After an incident with a member of staff in records the morning after she heard back from radiology, she handed in a letter to her manager which stated simply: ““Please accept one Month’s Notice from the above date”. Her manager replied the same day, accepting her “notice of resignation” and setting out her last working day in the department. He did not complete a staff termination form as these did not apply to internal transfers, nor did he make any reference to Ms Levy leaving her employment more generally or to any outstanding issues regarding (for example) accrued leave entitlement.
When the job offer was subsequently rescinded, Ms Levy sought to withdraw what she described as her “notice of resignation”, but the Trust refused. She brought a claim of constructive unfair dismissal, which she later amended to unfair dismissal.
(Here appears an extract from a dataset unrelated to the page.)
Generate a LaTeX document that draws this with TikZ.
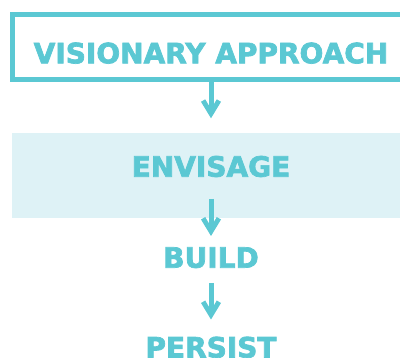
\documentclass[tikz,border=0pt]{standalone}
\usepackage{fontspec}
\setmainfont{DejaVu Sans}
\newfontfamily\lblfont{DejaVu Sans}[UprightFont={* Bold},FakeBold=2.5]
\definecolor{teal1}{HTML}{5BC8D3}
\definecolor{lightfill}{HTML}{DEF2F6}
\begin{document}
\begin{tikzpicture}[x=1pt,y=-1pt,
  lbl/.style={text=teal1, font=\fontsize{28}{30}\selectfont\lblfont, inner sep=0pt, anchor=base},
  conn/.style={draw=teal1, line width=5pt, shorten >=9pt},
  chev/.pic={\fill[teal1] (0,0) -- (-10,-16.5) -- (-5.8,-19) -- (0,-9.3) -- (5.8,-19) -- (10,-16.5) -- cycle;}]
\useasboundingbox (0,0) rectangle (400,358);
\clip (0,0) rectangle (400,358);
% light band
\fill[lightfill] (12,133) rectangle (420,218);
% outlined box (open past right edge)
\draw[teal1, line width=5pt] (420,14.5) -- (12.5,14.5) -- (12.5,79.5) -- (420,79.5);
\node[lbl] (va) at (211,63.3) {VISIONARY APPROACH};
\node[lbl] (env) at (211,176.7) {ENVISAGE};
\node[lbl] (build) at (211,267.7) {BUILD};
\node[lbl] (persist) at (211,357.5) {PERSIST};
\coordinate (a1s) at (211,82);
\coordinate (a1e) at (211,118.3);
\coordinate (a2s) at (211,199);
\coordinate (a2e) at (211,236);
\coordinate (a3s) at (211,283);
\coordinate (a3e) at (211,319.5);
\draw[conn] (a1s) -- (a1e);
\draw[conn] (a2s) -- (a2e);
\draw[conn] (a3s) -- (a3e);
\pic at (a1e) {chev};
\pic at (a2e) {chev};
\pic at (a3e) {chev};
\end{tikzpicture}
\end{document}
For its part, the Trust argued that she had resigned.
Tribunal decision
The tribunal found that although Ms Levy’s letter had been ambiguous in the sense that it was unclear whether she was giving notice to leave the records department or her employment with the Trust more generally, her employer had clearly understood that she was giving notice of her departure from records.
As this was an objectively reasonable interpretation of the letter, the tribunal held that she had been unfairly dismissed when the Trust subsequently treated the letter as a letter of resignation from her employment as a whole.
EAT decision
Dismissing the Trust’s appeal, the EAT held that the tribunal was right to find that the wording in the letter was ambiguous. The expression “giving notice” did not just refer to resignation from employment and, given the special circumstances of this case, it would be wrong to simply take the reference to “giving notice” at face value.
The tribunal was also right to adopt an objective test to determine how Ms Levy’s short letter would have been construed by the “reasonable recipient”, taking into account the particular circumstances known to the reader of the letter at the relevant time. In this case, the tribunal concluded that, when the manager read Ms Levy’s letter, he did not in fact construe it as a letter of resignation from employment; rather, he read it as notice of leaving the records department.
This interpretation was supported by his letter to Ms Levy which specifically spoke in terms of her last day of work within the records department. Apart from anything else, if he had really thought she was proposing to leave the Trust, he would have addressed issues such as outstanding accrued leave entitlement and the completion of a staff termination form.
On that basis, the EAT concluded that the tribunal was correct to hold that Ms Levy’s manager had genuinely and reasonably construed her letter as notice only of her intended resignation from records, not from her employment with the Trust.